3. OPEC’s and Russia’s Not-So-Promising Promise

On June 22, OPEC and Russia reached an agreement in Vienna to increase oil production by up to 1 million barrels a day. However, the meeting was generally very ambiguous, and specifics about which nations will pump how much were left out.

Furthermore, the increase in number of barrels was not as much as people had anticipated. So, ironically, this meeting to ease the spike actually caused oil prices to rally after its conclusion.   

Four days later, the kingpin of OPEC, Saudi Arabia, said it plans to pump a record-high 11 million barrels of oil in July. However, even with Saudi Arabia’s promise, there is still not enough oil to fully replace the plunging inventory from Venezuela and Iran.

4. Power Outage in Canada

This past June, Canada’s oil production struggled due to a power outage that shut down the Syncrude facility in Alberta. At the time, the company reported that it will not be ready to begin producing again until July.

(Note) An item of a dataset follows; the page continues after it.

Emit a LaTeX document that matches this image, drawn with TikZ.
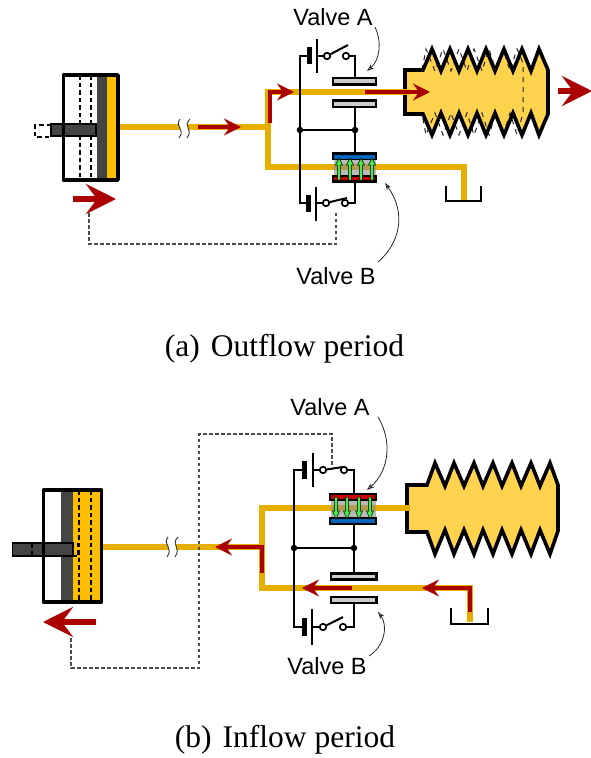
\documentclass[tikz,border=0pt]{standalone}
\usepackage{fontspec}
\setmainfont{Liberation Serif}
\newfontfamily\lsans{Liberation Sans}
\usetikzlibrary{arrows.meta}
\definecolor{pipeY}{HTML}{E6AF00}
\definecolor{oilY}{HTML}{FFBE00}
\definecolor{bellY}{HTML}{FFD34D}
\definecolor{redA}{HTML}{AA0000}
\definecolor{darkP}{HTML}{444444}
\definecolor{plateG}{HTML}{CCCCCC}
\definecolor{blueV}{HTML}{0066BB}
\definecolor{redV}{HTML}{CC0000}
\definecolor{greenV}{HTML}{44EE44}
\tikzset{
  pipe/.style={draw=pipeY,line width=5.5pt,line join=miter,line cap=butt},
  redflow/.style={draw=redA,line width=3.5pt,-{Stealth[length=17pt,width=17pt,inset=6pt]}},
  bigflow/.style={draw=redA,line width=6.5pt,-{Stealth[length=30pt,width=30pt,inset=11pt]}},
  wire/.style={draw=black,line width=2pt},
  plate/.style={draw=black,line width=2.4pt,fill=plateG},
  cyl/.style={draw=black,line width=3.6pt,line join=round},
  dashb/.style={draw=black,line width=1.3pt,dash pattern=on 4.5pt off 3pt},
  ghost/.style={draw=black!85,line width=1pt,dash pattern=on 5pt off 5pt},
  signal/.style={draw=black!70,line width=1.1pt,dash pattern=on 3.5pt off 2.5pt},
  callout/.style={draw=black!85,line width=.8pt,-{Stealth[length=7pt,width=5pt,inset=2pt,open]}},
  lab/.style={font=\lsans\fontsize{23.5}{25}\selectfont,inner sep=0pt},
  captext/.style={font=\fontsize{31.5}{34}\selectfont,inner sep=0pt},
  jdot/.style={circle,fill=black,inner sep=0pt,minimum size=6.5pt},
  contact/.style={circle,draw=black,line width=1.7pt,fill=white,inner sep=0pt,minimum size=6.5pt},
  greenup/.style={draw=black,line width=.5pt},
  tank/.style={draw=black,line width=2.4pt},
  bell/.style={draw=black,line width=3.6pt,line join=miter},
  breakS/.style={draw=black!80,line width=.9pt}
}
\newcommand{\bellowsA}{(405,70) -- (423,70) -- (432,49) -- (441,71) -- (450,49) -- (459,71) -- (468,49) -- (477,71) -- (486,49) -- (495,71) -- (504,49) -- (513,71) -- (522,49) -- (531,71) -- (539,49) -- (548,70) -- (548,114) -- (539,135) -- (531,113) -- (522,135) -- (513,113) -- (504,135) -- (495,113) -- (486,135) -- (477,113) -- (468,135) -- (459,113) -- (450,135) -- (441,113) -- (432,135) -- (423,114) -- (405,114) -- cycle}
\begin{document}
\begin{tikzpicture}[x=1pt,y=-1pt]
\useasboundingbox (0,0) rectangle (590,758);
%%%% ---------- (a) ----------
\coordinate (pA0) at (116,127);
\coordinate (pA1) at (268,127);
\coordinate (pAt) at (268,92);
\coordinate (pAb) at (268,167);
\coordinate (pAe) at (410,92);
\coordinate (pAf) at (464,167);
\coordinate (pAg) at (464,200);
% bellows
\fill[bellY] \bellowsA;
\draw[ghost] (422,70) -- (426,49) -- (435,71) -- (443,49) -- (451,71) -- (459,49) -- (467,71) -- (474,49) -- (482,71) -- (489,49) -- (496,71) -- (503,49) -- (510,71) -- (517,49) -- (523,63) -- (523,113) -- (517,135) -- (510,113) -- (503,135) -- (496,113) -- (489,135) -- (482,113) -- (474,135) -- (467,113) -- (459,135) -- (451,113) -- (443,135) -- (435,113) -- (426,135) -- (422,114);
\draw[bell] \bellowsA;
% pipes
\draw[pipe] (pA0) -- (pA1);
\draw[pipe] (pAe) -- (pAt) -- (pAb) -- (pAf) -- (pAg);
% cylinder
\fill[oilY] (107,75) rectangle (117,180);
\fill[darkP] (97,75) rectangle (107,180);
\draw[dashb] (80,75) -- (80,180) (91,75) -- (91,180);
\draw[black,fill=darkP,line width=1.2pt] (51,124) rectangle (96,136);
\draw[dashb] (51,125) -- (35,125) -- (35,137) -- (51,137);
\draw[cyl] (63.5,75) rectangle (118,180);
% break
\fill[white] (180,119) .. controls (174,127) and (186,129) .. (179,138) -- (187,138) .. controls (194,129) and (182,127) .. (190,119) -- cycle;
\draw[breakS] (180,119) .. controls (174,127) and (186,129) .. (179,138);
\draw[breakS] (190,119) .. controls (182,127) and (194,129) .. (187,138);
% flows
\draw[redflow] (198,127) -- (241,127);
\draw[redflow] (270,123) -- (270,92) -- (294,92);
\draw[redflow] (365,92) -- (430,92);
\draw[bigflow] (73,199) -- (116,199);
\draw[bigflow] (558,91) -- (592,91);
% signal
\draw[signal] (89,213) -- (89,244) -- (336,244) -- (336,212);
% wiring
\coordinate (wAa) at (300,56);
\coordinate (wAb) at (300,203);
\node[jdot] (jA1) at (300,130) {};
\node[jdot] (jA2) at (355,130) {};
\node[contact] (cA1) at (327,56) {};
\node[contact] (cA2) at (346,56) {};
\node[contact] (cA3) at (326,203) {};
\node[contact] (cA4) at (345,203) {};
\draw[wire] (309,56) -- (wAa) -- (wAb) -- (308,203);
\draw[wire] (317,56) -- (cA1);
\draw[wire] (cA1) -- (348,45);
\draw[wire] (cA2) -- (355,56) -- (355,78);
\draw[wire] (355,107) -- (jA2) -- (355,153);
\draw[wire] (jA1) -- (jA2);
\draw[wire] (355,182) -- (355,203) -- (cA4);
\draw[wire] (316,203) -- (cA3);
\draw[wire] (cA3) -- (347,198);
\draw[black,line width=2.4pt] (317,39) -- (317,73) (316,187) -- (316,221);
\draw[black,line width=5pt] (309,47) -- (309,64) (308,195) -- (308,212);
% valve A (a)
\draw[plate] (333,78) rectangle (376,84.5);
\draw[plate] (333,100.5) rectangle (376,107);
% valve B (a)
\fill[black!45,opacity=.6] (334,159) rectangle (376,175);
\fill[black] (332,152) rectangle (377,160);
\fill[blueV] (334,154.5) rectangle (375,158.5);
\fill[black] (332,175) rectangle (377,182.5);
\fill[redV] (334,177) rectangle (375,180);
\foreach \gx in {339,350,361,372}{
  \filldraw[greenup,fill=greenV] (\gx-1.3,180) -- (\gx-1.3,165) -- (\gx-3.5,165) -- (\gx,158) -- (\gx+3.5,165) -- (\gx+1.3,165) -- (\gx+1.3,180) -- cycle;
}
\draw[tank] (446,186) -- (446,201) -- (481,201) -- (481,186);
% labels
\node[lab] (vaT) at (333,17) {Valve A};
\node[lab] (vbT) at (336,276) {Valve B};
\coordinate (ca1) at (375,27);
\coordinate (ca2) at (367,71);
\coordinate (cb1) at (378,262);
\coordinate (cb2) at (385,183);
\draw[callout] (ca1) .. controls (382,42) and (380,60) .. (ca2);
\draw[callout] (cb1) .. controls (398,245) and (408,215) .. (cb2);
\node[captext] (capA) at (284.5,349) {(a)\hspace{.1em} Outflow period};
%%%% ---------- (b) ----------
\coordinate (pB0) at (99,547);
\coordinate (pB1) at (262,547);
\coordinate (pBt) at (262,508);
\coordinate (pBb) at (262,588);
\coordinate (pBe) at (410,508);
\coordinate (pBf) at (470,588);
\coordinate (pBg) at (470,622);
\draw[bell,fill=bellY] (407,485) -- (427,485) -- (435,463) -- (445,486) -- (454,463) -- (464,486) -- (474,463) -- (483,486) -- (493,463) -- (502,486) -- (512,463) -- (521,486) -- (531,463) -- (540,486) -- (550,463) -- (558,485) -- (558,531) -- (550,554) -- (540,530) -- (531,554) -- (521,530) -- (512,554) -- (502,530) -- (493,554) -- (483,530) -- (474,554) -- (464,530) -- (454,554) -- (445,530) -- (435,554) -- (427,532) -- (407,532) -- cycle;
\draw[pipe] (pB0) -- (pB1);
\draw[pipe] (pBe) -- (pBt) -- (pBb) -- (pBf) -- (pBg);
% cylinder
\fill[oilY] (73,490) rectangle (100,602);
\fill[darkP] (61,490) rectangle (73,602);
\draw[black,fill=darkP,line width=1.2pt] (12.5,543) rectangle (73,556);
\draw[dashb] (79,490) -- (79,602) (91,490) -- (91,602);
\draw[dashb] (32,543.5) -- (32,556) -- (78,556) -- (78,543.5) -- cycle;
\draw[cyl] (43.5,490) rectangle (101.5,602);
% break
\fill[white] (168,537) .. controls (162,545) and (174,547) .. (167,557) -- (175,557) .. controls (182,547) and (170,545) .. (178,537) -- cycle;
\draw[breakS] (168,537) .. controls (162,545) and (174,547) .. (167,557);
\draw[breakS] (178,537) .. controls (170,545) and (182,547) .. (175,557);
% signal
\draw[signal] (71,638) -- (71,668) -- (199,668) -- (199,434) -- (332,434) -- (332,465);
% flows
\draw[redflow] (262,573) -- (262,547) -- (215,547);
\draw[redflow] (352,588) -- (302,588);
\draw[redflow] (470,612) -- (470,588) -- (422,588);
\draw[bigflow] (96,622) -- (43,622);
% wiring
\node[jdot] (jB1) at (294,548) {};
\node[jdot] (jB2) at (354,548) {};
\node[contact] (cB1) at (323,470) {};
\node[contact] (cB2) at (344,470) {};
\node[contact] (cB3) at (323,627) {};
\node[contact] (cB4) at (343,627) {};
\draw[wire] (304,470) -- (294,470) -- (294,627) -- (304,627);
\draw[wire] (313,470) -- (cB1);
\draw[wire] (cB1) -- (343,467);
\draw[wire] (cB2) -- (354,470) -- (354,493);
\draw[wire] (354,525) -- (jB2) -- (354,573);
\draw[wire] (jB1) -- (jB2);
\draw[wire] (354,603) -- (354,627) -- (cB4);
\draw[wire] (312,627) -- (cB3);
\draw[wire] (cB3) -- (343,617);
\draw[black,line width=2.4pt] (313,453) -- (313,487) (312,609) -- (312,645);
\draw[black,line width=5pt] (304,461) -- (304,479) (304,618) -- (304,636);
% valve A (b)
\fill[black!45,opacity=.6] (331,500) rectangle (376,517);
\fill[black] (329,493) rectangle (377,501);
\fill[redV] (331,495) rectangle (375,499);
\fill[black] (329,517) rectangle (377,525);
\fill[blueV] (331,519) rectangle (375,523);
\foreach \gx in {336,347,359,370}{
  \filldraw[greenup,fill=greenV] (\gx-1.3,497) -- (\gx-1.3,511) -- (\gx-3.5,511) -- (\gx,519) -- (\gx+3.5,511) -- (\gx+1.3,511) -- (\gx+1.3,497) -- cycle;
}
% valve B (b)
\draw[plate] (331,573.5) rectangle (376.5,579.5);
\draw[plate] (331,597) rectangle (376.5,603);
\draw[tank] (451,608) -- (451,624) -- (488,624) -- (488,608);
% labels
\node[lab] (vaB) at (330,407) {Valve A};
\node[lab] (vbB) at (327,666) {Valve B};
\coordinate (cc1) at (378,417);
\coordinate (cc2) at (367,490);
\coordinate (cd1) at (369,656);
\coordinate (cd2) at (378,612);
\draw[callout] (cc1) .. controls (392,440) and (390,470) .. (cc2);
\draw[callout] (cd1) .. controls (385,646) and (388,625) .. (cd2);
\node[captext] (capB) at (285,740) {(b)\hspace{.1em} Inflow period};
\end{tikzpicture}
\end{document}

Last week, Canada-based Suncor Energy indicated that the Syncrude project would be returning to full production by September.

5. Dropping Inventory Levels from America

Although U.S. is producing record amounts of oil thanks to the Permian Basin in West Texas, the country still has its limits. Due to ever-high demand, which has seemingly exceeded supply, coupled with employee and supply shortages at the Permian Basin, the Energy Department said oil inventory decreased by 9.9 million barrels in the third week of June.

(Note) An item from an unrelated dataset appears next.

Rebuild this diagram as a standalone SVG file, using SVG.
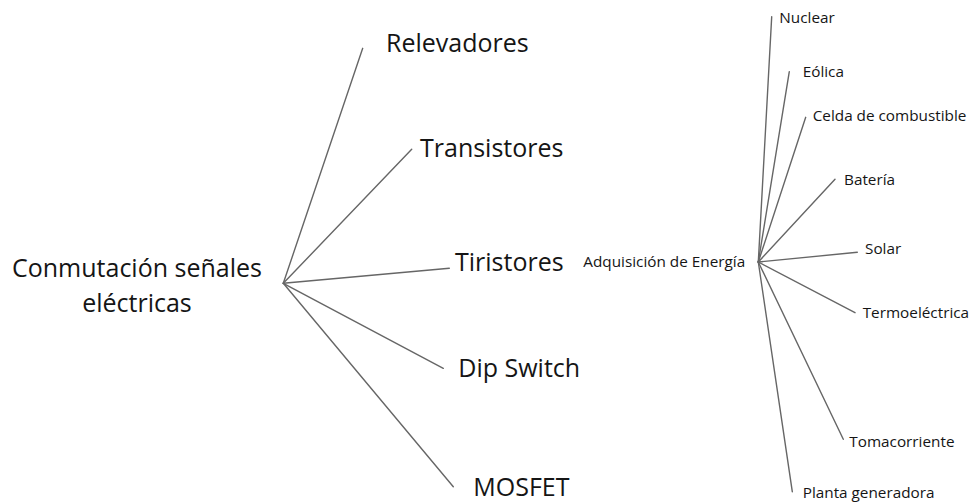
<svg xmlns="http://www.w3.org/2000/svg" width="972" height="503" viewBox="0 0 972 503">
<style>
.big{font-family:"Open Sans","Noto Sans","Liberation Sans",sans-serif;font-size:25px;fill:#151515}
.small{font-family:"Open Sans","Noto Sans","Liberation Sans",sans-serif;font-size:15.3px;fill:#151515}
.con line{stroke:#666666;stroke-width:1.4;stroke-linecap:round}
</style>
<rect width="972" height="503" fill="#ffffff"/>
<g id="connectors" class="con">
<line x1="283.3" y1="283.3" x2="362.7" y2="48.3"/>
<line x1="283.3" y1="283.3" x2="411.7" y2="149.3"/>
<line x1="283.3" y1="283.3" x2="449.3" y2="268.3"/>
<line x1="283.3" y1="283.3" x2="443.3" y2="368.3"/>
<line x1="283.3" y1="283.3" x2="453.3" y2="486.7"/>
<line x1="758.3" y1="262" x2="771.7" y2="16.7"/>
<line x1="758.3" y1="262" x2="789.3" y2="71.7"/>
<line x1="758.3" y1="262" x2="805.7" y2="117.3"/>
<line x1="758.3" y1="262" x2="835" y2="179.3"/>
<line x1="758.3" y1="262" x2="857.3" y2="252.3"/>
<line x1="758.3" y1="262" x2="855" y2="312.7"/>
<line x1="758.3" y1="262" x2="843.3" y2="439.3"/>
<line x1="758.3" y1="262" x2="792.3" y2="491.7"/>
</g>
<g id="n-conmutacion"><text class="big" x="137" y="276.7" text-anchor="middle">Conmutación señales</text><text class="big" x="137" y="311.7" text-anchor="middle">eléctricas</text></g>
<g id="n-relevadores"><text class="big" x="386" y="51.7">Relevadores</text></g>
<g id="n-transistores"><text class="big" x="420" y="157.3">Transistores</text></g>
<g id="n-tiristores"><text class="big" x="455" y="270.7">Tiristores</text></g>
<g id="n-dipswitch"><text class="big" x="458.3" y="376.7">Dip Switch</text></g>
<g id="n-mosfet"><text class="big" x="473.3" y="495.7">MOSFET</text></g>
<g id="n-adquisicion"><text class="small" x="583.3" y="266.7">Adquisición de Energía</text></g>
<g id="n-nuclear"><text class="small" x="779.3" y="22.7">Nuclear</text></g>
<g id="n-eolica"><text class="small" x="802.7" y="76.7">Eólica</text></g>
<g id="n-celda"><text class="small" x="812.7" y="120.7">Celda de combustible</text></g>
<g id="n-bateria"><text class="small" x="844" y="185">Batería</text></g>
<g id="n-solar"><text class="small" x="865" y="254">Solar</text></g>
<g id="n-termoelectrica"><text class="small" x="862.7" y="318.3">Termoeléctrica</text></g>
<g id="n-tomacorriente"><text class="small" x="849.3" y="446.7">Tomacorriente</text></g>
<g id="n-planta"><text class="small" x="802.7" y="498.3">Planta generadora</text></g>
</svg>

Some Permian Basin producers to watch include Pioneer Natural Resources and Apache Corp.

Bottom Line

As a result of these five separate, yet inter-related events from all around the globe, oil supply has been plunging, which naturally led to the high prices we see now.

Oil prices remain very volatile, as we can see from the past week’s action. However, with Libya’s plan of going full power mode again and Russia’s possibility of cooperation, it seems as if there is a possibility, for the first time in a while, for oil prices to decrease at a constant level.

Regardless, due to the volatile nature of oil prices, especially with so many factors contributing to its end, prices should continue to be followed closely.